The commentary on the possibility of the Fed lowering the unemployment threshold left me a little surprised this morning. It seems that people are jumping to the conclusion that a 5.5% unemployment threshold implies that the Federal Reserve would intend to hold rates near zero until 2017. For instance, Gavyn Davies at the FT writes:
Compared to previously published simulations, the new ones in the English paper are even more dovish. They imply that the first hike in short rates should be in 2017, a year later than before. More interestingly, they experiment with various thresholds that could be used to persuade the markets that the Fed really, really will keep short rates at zero, even if the economy recovers and inflation exceeds target. They conclude that the best way of doing this may be to set an unemployment threshold at 5.5 per cent, which is 1 per cent lower than the threshold currently in place, since this would produce the best mix of inflation and unemployment in the next few years.
Edward Harrison agrees:
In the one paper by Fed economist William English (pdf here), we see an argument for lowering the threshold for rate increases to 5.5% instead of the present 6.5%. The argument here is that the situation today requires significantly more stimulus than a Taylor rule or the current thresholds for employment and interest rates imply. Moving the thresholds would mean rates would not rise until at least 2017, according to current Fed thinking about the economy.

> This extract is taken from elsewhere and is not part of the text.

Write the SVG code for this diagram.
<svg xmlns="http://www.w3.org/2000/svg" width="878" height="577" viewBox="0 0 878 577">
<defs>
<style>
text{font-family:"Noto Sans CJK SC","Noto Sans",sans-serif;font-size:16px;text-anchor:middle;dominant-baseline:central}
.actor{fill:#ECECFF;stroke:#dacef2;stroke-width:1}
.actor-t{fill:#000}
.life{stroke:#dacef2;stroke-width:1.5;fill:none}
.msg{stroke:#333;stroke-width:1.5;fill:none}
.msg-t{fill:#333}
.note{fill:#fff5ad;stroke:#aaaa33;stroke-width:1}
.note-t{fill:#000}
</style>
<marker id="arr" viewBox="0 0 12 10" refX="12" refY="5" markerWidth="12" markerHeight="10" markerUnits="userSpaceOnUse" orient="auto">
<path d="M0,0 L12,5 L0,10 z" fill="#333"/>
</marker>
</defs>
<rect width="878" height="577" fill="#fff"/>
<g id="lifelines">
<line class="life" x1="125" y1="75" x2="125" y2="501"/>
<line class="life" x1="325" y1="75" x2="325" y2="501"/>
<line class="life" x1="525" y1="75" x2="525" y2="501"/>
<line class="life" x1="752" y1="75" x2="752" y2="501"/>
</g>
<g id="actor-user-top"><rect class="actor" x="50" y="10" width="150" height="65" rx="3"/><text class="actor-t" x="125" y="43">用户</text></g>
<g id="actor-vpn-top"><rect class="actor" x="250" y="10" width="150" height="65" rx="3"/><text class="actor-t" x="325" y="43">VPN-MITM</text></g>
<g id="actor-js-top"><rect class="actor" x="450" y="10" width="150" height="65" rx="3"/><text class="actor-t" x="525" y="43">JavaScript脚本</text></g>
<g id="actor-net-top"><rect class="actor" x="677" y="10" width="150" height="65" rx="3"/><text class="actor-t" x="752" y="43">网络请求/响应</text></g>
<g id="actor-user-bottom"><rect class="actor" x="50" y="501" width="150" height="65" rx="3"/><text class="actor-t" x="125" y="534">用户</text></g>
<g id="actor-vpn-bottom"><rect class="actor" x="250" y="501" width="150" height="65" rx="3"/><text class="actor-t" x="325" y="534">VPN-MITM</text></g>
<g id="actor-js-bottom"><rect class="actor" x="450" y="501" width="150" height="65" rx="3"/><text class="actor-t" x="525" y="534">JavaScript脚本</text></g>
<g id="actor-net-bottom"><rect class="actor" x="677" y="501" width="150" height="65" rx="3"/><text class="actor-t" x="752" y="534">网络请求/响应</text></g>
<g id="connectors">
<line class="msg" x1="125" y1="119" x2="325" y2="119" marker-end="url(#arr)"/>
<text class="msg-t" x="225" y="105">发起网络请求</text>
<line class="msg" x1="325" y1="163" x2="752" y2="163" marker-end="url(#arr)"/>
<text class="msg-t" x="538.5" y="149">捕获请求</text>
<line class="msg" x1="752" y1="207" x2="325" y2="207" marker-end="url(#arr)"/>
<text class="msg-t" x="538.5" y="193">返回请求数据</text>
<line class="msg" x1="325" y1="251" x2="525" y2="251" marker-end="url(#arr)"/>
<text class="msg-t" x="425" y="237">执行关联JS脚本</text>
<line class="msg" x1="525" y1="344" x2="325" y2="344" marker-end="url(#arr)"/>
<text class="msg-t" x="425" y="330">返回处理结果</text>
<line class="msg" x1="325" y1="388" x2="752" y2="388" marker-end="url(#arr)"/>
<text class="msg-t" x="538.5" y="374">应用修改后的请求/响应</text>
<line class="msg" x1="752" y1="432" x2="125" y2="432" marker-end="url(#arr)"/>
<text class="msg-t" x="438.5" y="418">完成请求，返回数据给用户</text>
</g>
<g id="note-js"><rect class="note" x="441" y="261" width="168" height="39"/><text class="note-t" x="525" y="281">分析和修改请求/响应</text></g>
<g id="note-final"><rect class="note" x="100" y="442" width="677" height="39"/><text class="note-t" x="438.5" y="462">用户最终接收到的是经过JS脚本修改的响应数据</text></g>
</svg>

I think this is a misinterpretation of the paper. The 2017 date results from the optimal control analysis with policy commitment. The 5.5% threshold comes from an analysis of threshold policies that attempt to mimic optimal control outcomes. Regarding the optimal control results, the authors state:
The discussion in the previous section suggests that, given the current outlook, strategies to provide additional stimulus would be consistent with achieving outcomes better aligned with the assumed long-run policy goals. Nevertheless, such “optimal” policies might be viewed as theoretical references of limited usefulness in Committee communications, because they are both complex and model-dependent, and because they do not reveal how the Committee would respond to changes in the economic outlook.

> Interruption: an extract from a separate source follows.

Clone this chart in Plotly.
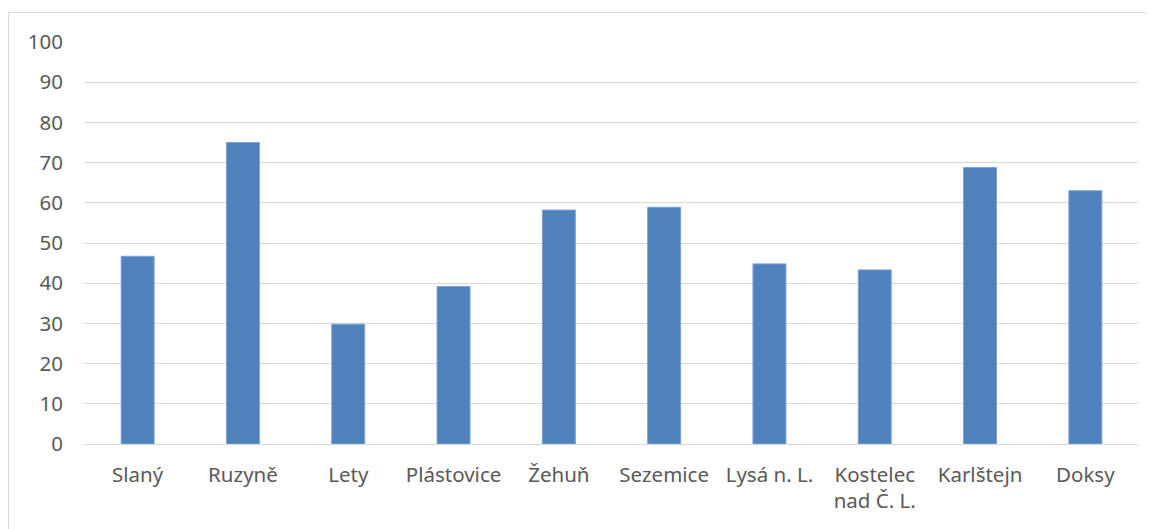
import plotly.graph_objects as go

categories = ["Slaný", "Ruzyně", "Lety", "Plástovice", "Žehuň", "Sezemice",
              "Lysá n. L.", "Kostelec<br>nad Č. L.", "Karlštejn", "Doksy"]
values = [46.7, 75.0, 29.8, 39.2, 58.2, 58.9, 44.8, 43.3, 68.8, 63.0]
y_ticks = [0, 10, 20, 30, 40, 50, 60, 70, 80, 90, 100]

# page has an 8px body margin, so the figure is drawn offset by (8, 8)
W, H = 1146, 521
ML, MR, MT, MB = 77, 16, 34, 85
pw = W - ML - MR
ph = H - MT - MB

fig = go.Figure(go.Bar(
    x=categories, y=values,
    marker=dict(color="#4f81bd", line=dict(color="#7fa2d3", width=1)),
    hoverinfo="x+y",
))

fig.update_layout(
    width=W, height=H,
    margin=dict(l=ML, r=MR, t=MT, b=MB),
    paper_bgcolor="white", plot_bgcolor="white",
    bargap=0.687,
    showlegend=False,
    font=dict(family="Noto Sans", size=20.5, color="#595959"),
    xaxis=dict(showgrid=False, showline=False, zeroline=False, ticks="",
               ticklabelstandoff=16, tickfont=dict(size=20.5, color="#595959")),
    yaxis=dict(range=[0, 100], tickvals=y_ticks, showgrid=True,
               gridcolor="#d9d9d9", gridwidth=1.3, zeroline=True,
               zerolinecolor="#d9d9d9", zerolinewidth=1.3, showline=False,
               ticks="", ticklabelstandoff=21,
               tickfont=dict(size=20.5, color="#595959")),
    shapes=[dict(type="rect", xref="paper", yref="paper",
                 x0=(0.5 - ML) / pw, x1=(W + 20 - ML) / pw,
                 y0=(ph + MT - (H + 20)) / ph, y1=(ph + MT - 4.5) / ph,
                 line=dict(color="#d9d9d9", width=1), layer="below")],
)

fig.write_html("out.html")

Notes that this echoes the words of incoming Federal Reserve Chair Janet Yellen:
While optimal control exercises can be informative, such analyses hinge on the selection of a specific macroeconomic model as well as a set of simplifying assumptions that may be quite unrealistic. I therefore consider it imprudent to place too much weight on the policy prescriptions obtained from these methods, so I simultaneously consider other approaches for gauging the appropriate stance of monetary policy.
What is the policy difference between the optimal control and the threshold-based forward guidance approaches? Refer to Figure 7 of the paper:
The difference in lift-off dates between the 6.5% and 5.5% thresholds is very small, just one quarter. This is confirmed by the simulation results presented in table 2:
The expected timing of first rate hike moves forward by just one quarter; both remain in 2015, consistent with existing policymaker expectations of the expected timing of liftoff. Hence why San Francisco Federal Reserve President John Williams is a bit befuddled by the excitement:
San Francisco Fed President John Williams expressed skepticism Tuesday about changing the threshold. "I'm not sure in this circumstance that changing the language from 6.5 to a lower number would actually tell people on its own anything different than we're saying now," he said.

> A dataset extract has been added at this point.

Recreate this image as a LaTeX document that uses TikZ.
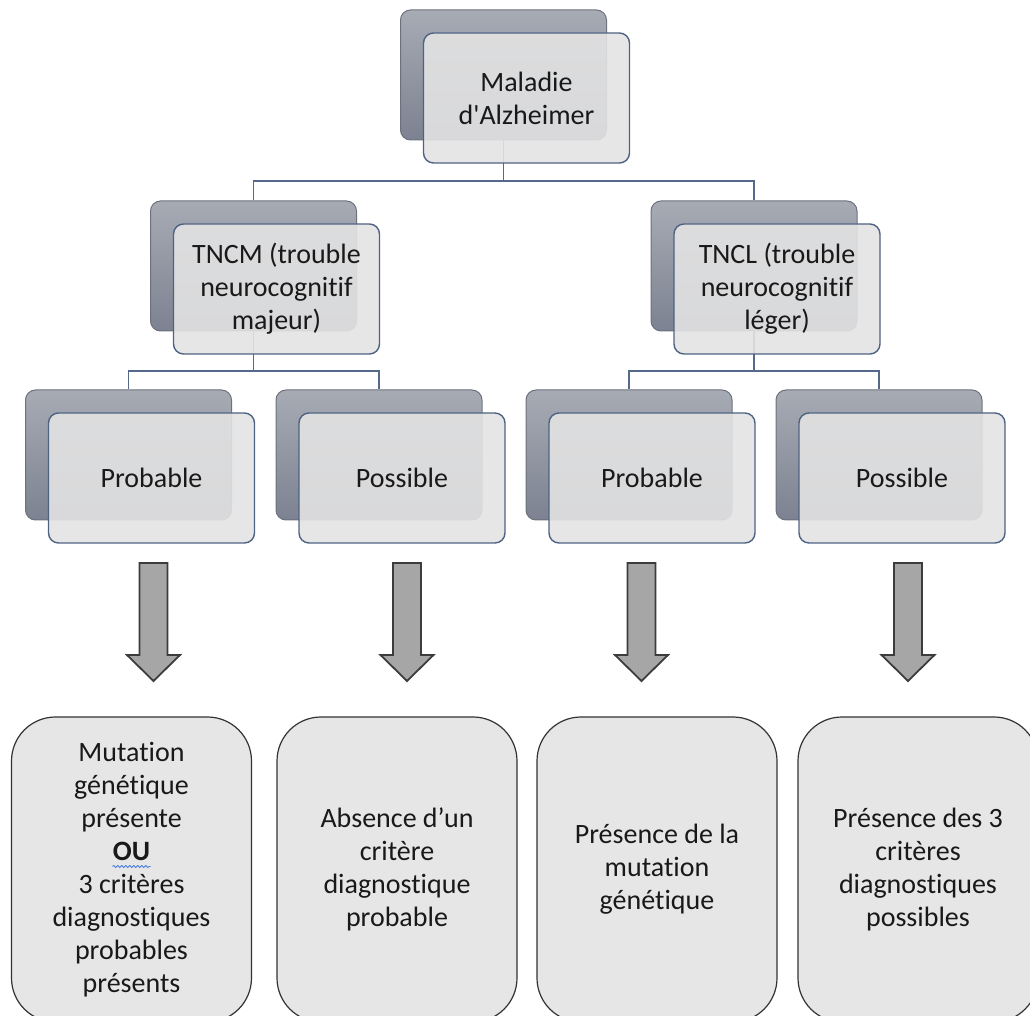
\documentclass[tikz,border=0pt]{standalone}
\usepackage{fontspec}
\setmainfont{Carlito}
\newfontfamily\boxfont{Carlito}[Ligatures=NoCommon]
\usetikzlibrary{positioning,backgrounds,decorations.pathmorphing}
\definecolor{backtop}{HTML}{A7ABB4}
\definecolor{backbot}{HTML}{7C8291}
\definecolor{backline}{HTML}{6C717D}
\definecolor{frontfill}{HTML}{E3E3E3}
\definecolor{frontline}{HTML}{4E6283}
\definecolor{linkcol}{HTML}{55698A}
\definecolor{arrowfill}{HTML}{A6A6A6}
\definecolor{arrowline}{HTML}{3C3C3C}
\definecolor{resfill}{HTML}{E6E6E6}
\definecolor{wavecol}{HTML}{4A7BE0}

\begin{document}
\begin{tikzpicture}[x=0.5pt, y=-0.5pt,
  backbox/.style={draw=backline, line width=0.5pt, rounded corners=5pt, top color=backtop, bottom color=backbot, minimum width=103pt, minimum height=65pt},
  frontbox/.style={draw=frontline, line width=0.7pt, rounded corners=5pt, fill=frontfill, fill opacity=0.9, text opacity=1, minimum width=103pt, minimum height=65pt, align=center, font=\boxfont\fontsize{14}{16.5}\selectfont, text=black!90},
  resbox/.style={draw=black!80, line width=0.6pt, rounded corners=22pt, fill=resfill, minimum width=120pt, minimum height=152.5pt, align=center, font=\boxfont\fontsize{14}{16.5}\selectfont, text=black!90},
  link/.style={draw=linkcol, line width=0.75pt},
  bigarrow/.style={draw=arrowline, fill=arrowfill, line width=0.9pt},
  squiggle/.style={draw=wavecol, line width=0.4pt, decorate, decoration={snake, amplitude=0.5pt, segment length=2pt}}]
\useasboundingbox (0,0) rectangle (1030,1016);
\clip (0,0) rectangle (1030,1016);

% boxes of the tree, a shadow behind each one
\foreach \n/\x/\y/\txt in {alz/503.5/75/{Maladie\\d'Alzheimer},
    tncm/253.5/266/{TNCM (trouble\\neurocognitif\\majeur)},
    tncl/754/266/{TNCL (trouble\\neurocognitif\\léger)},
    mprob/128.5/455/{Probable}, mposs/379/455/{Possible},
    lprob/629/455/{Probable}, lposs/879/455/{Possible}}{
  \node[backbox] (\n) at (\x,\y) {};
  \node[frontbox] (\n f) at ([shift={(23,23)}]\n) {\txt};
}

\begin{scope}[on background layer]
\coordinate (bar1) at (0,181);
\coordinate (bar2) at (0,371);
\draw[link] (alz.south) -- (alz.south |- bar1) -| (tncm.north);
\draw[link] (alz.south |- bar1) -| (tncl.north);
\draw[link] (tncm.south) -- (tncm.south |- bar2) -| (mprob.north);
\draw[link] (tncm.south |- bar2) -| (mposs.north);
\draw[link] (tncl.south) -- (tncl.south |- bar2) -| (lprob.north);
\draw[link] (tncl.south |- bar2) -| (lposs.north);
\end{scope}

% block arrows
\foreach \x in {153.5,407,641.5,908}
  \draw[bigarrow] (\x-14,563) -- (\x+14,563) -- (\x+14,655) -- (\x+26.5,655) -- (\x,681) -- (\x-26.5,655) -- (\x-14,655) -- cycle;

% results
\foreach \n/\x/\txt in {res1/131.5/{Mutation\\génétique\\présente\\\textbf{OU}\\3 critères\\diagnostiques\\probables\\présents},
    res2/397/{Absence d’un\\critère\\diagnostique\\probable},
    res3/657/{Présence de la\\mutation\\génétique},
    res4/918/{Présence des 3\\critères\\diagnostiques\\possibles}}
  \node[resbox] (\n) at (\x,869.5) {\txt};
\draw[squiggle] ([shift={(-19,-3)}]res1.center) -- ([shift={(19,-3)}]res1.center);

\end{tikzpicture}
\end{document}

In short, if you focus on the possibility of lowering the unemployment thresholds to 5.5%, you should expect only a minor shift in the timing of the first rate hike. The reason for this is obvious - everyone already believes that, under the current circumstances, the 6.5% threshold is no longer meaningful. No one expects a rate hike when the 6.5% mark is crossed. A threshold of 5.5% is largely just a recognition of the reality of the likely policy path.
In contrast, the 2017 number falls out of the optimal control problem in which the Fed credibily commits to holding rates near zero through that date. That is a different policy than the threshold based guidance currently in play. And I would say that persistent concerns about financial stability make it difficult for the Fed to credibly commit to such a period of low rates, even if policymakers wanted to make such a commitment. Hence the exercise with threshold-based guidance to begin with - it is intended to capture as many of the gains of the optimal control approach as possible assuming the optimal control approach is not a realistic policy option.
Bottom Line: Be wary of assuming that a change in the unemployment threshold to 5.5% implies the Federal Reserve intends to keep rates near zero into 2017. The results of the English et al. (2013) paper suggests a much smaller change in expectations for the timing of the first rate hike from such a policy shift.